Because the Discovery was frozen into the ice over the winter, the ship’s crew usually slept aboard ship. During their stay in the area, one of the ship’s seamen slipped near the hut in the winter darkness and slid down a hill into the sea ice. A cross commemorating his death stands overlooking the shelter.

Three other expeditions relied on the hut over the next 15 years. In 1907, Ernest Shackleton—an officer on the Discovery voyage—returned to McMurdo Sound for his own endeavor to reach the South Pole. Shackleton built his own hut closer to the sea because the sound remained frozen in the summer.

Shackleton and his crew on the Nimrod stored supplies in the Discovery hut and occasionally slept there if an exploring party needed emergency shelter. In the annex, a member of his team carved the name of the ship into the floor.

Scott returned in 1910 for his second effort to reach the South Pole. He built another shelter farther out. At his original hut, he stabled ponies on the porch, and the expedition’s scientists used it for their laboratories.

Scott and a party of four of his men reached the South Pole in 1912, but all died on the return. The men awaiting them built a memorial cross and erected it past the Discovery hut at the top of the hill that overlooks the McMurdo Research Station.

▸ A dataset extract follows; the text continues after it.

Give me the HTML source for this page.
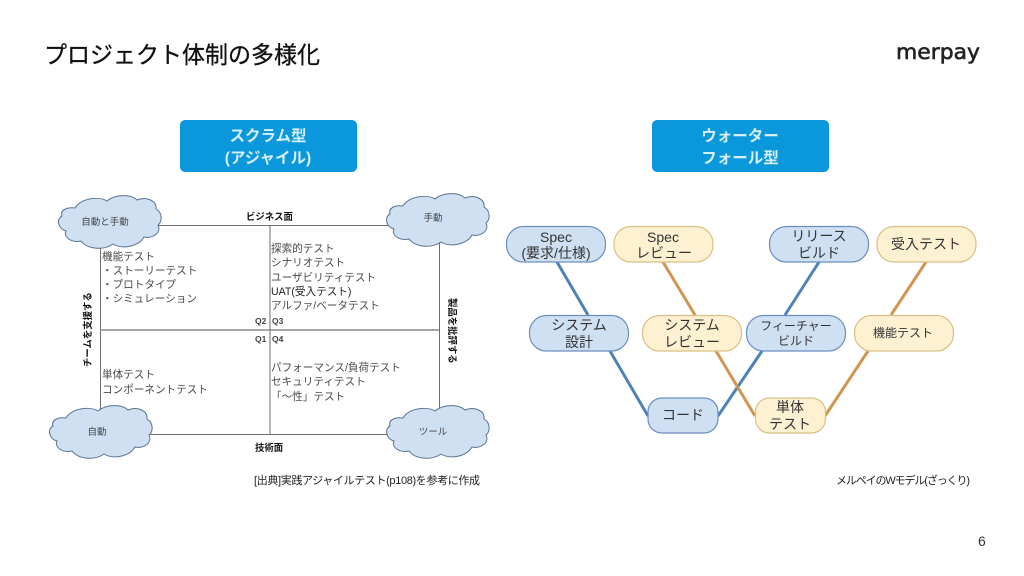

Shackleton’s men used the hut again, starting in 1915. While Shackleton led a party to the other side of the continent, he sent the crew to McMurdo Sound. He assigned them to march inland and store supplies for his transcontinental journey. One day, while anchored near the Discovery hut, the ship broke away from its anchor, stranding 10 sailors on land.

The 10 sailors completed their mission; little did they know that they didn’t need to. Shackleton’s crossing party was mired in sea ice and never managed to reach the shore. Every man accompanying Shackleton was rescued in one of the most challenging survival stories ever told.

Seven of the stranded men survived by living in the hut for almost two years. One died of scurvy, and the others set off to find their ship, the Aurora, by marching across the sea ice. They never made it.

The evidence of the Aurora survivors is mostly what I see when I tour the hut today. Seal carcasses are still strewn on the floor. Slabs of blubber used to light the lamps are oozing onto the floor. The stoves built from emptied food tins have small streams of oil sliding down them at the pace of a glacier.

Scott Hut, assembled in 1902 during Robert Scott’s first Antarctic expedition.
—Allison Shelley

Most of the unopened tins state their contents: Hunter’s Famed Oatmeal, Fry’s Pure Concentrated Cocoa, Bird’s Baking Power Absolutely Pure. I wonder what I’d find if I opened one. The rails of the front porch are dented where Scott’s ponies gnawed while tied there.

The hut is a better reminder of the explorers and their hardships than the crosses erected for the dead. Those kinds of markers can be seen in any cemetery or memorial.

In the small, square shelter, I get a sense that people lived here through harsher weather than I experience today, and without the waterproof and windproof clothes I wear in McMurdo. Somehow—I don’t know how—most of them survived.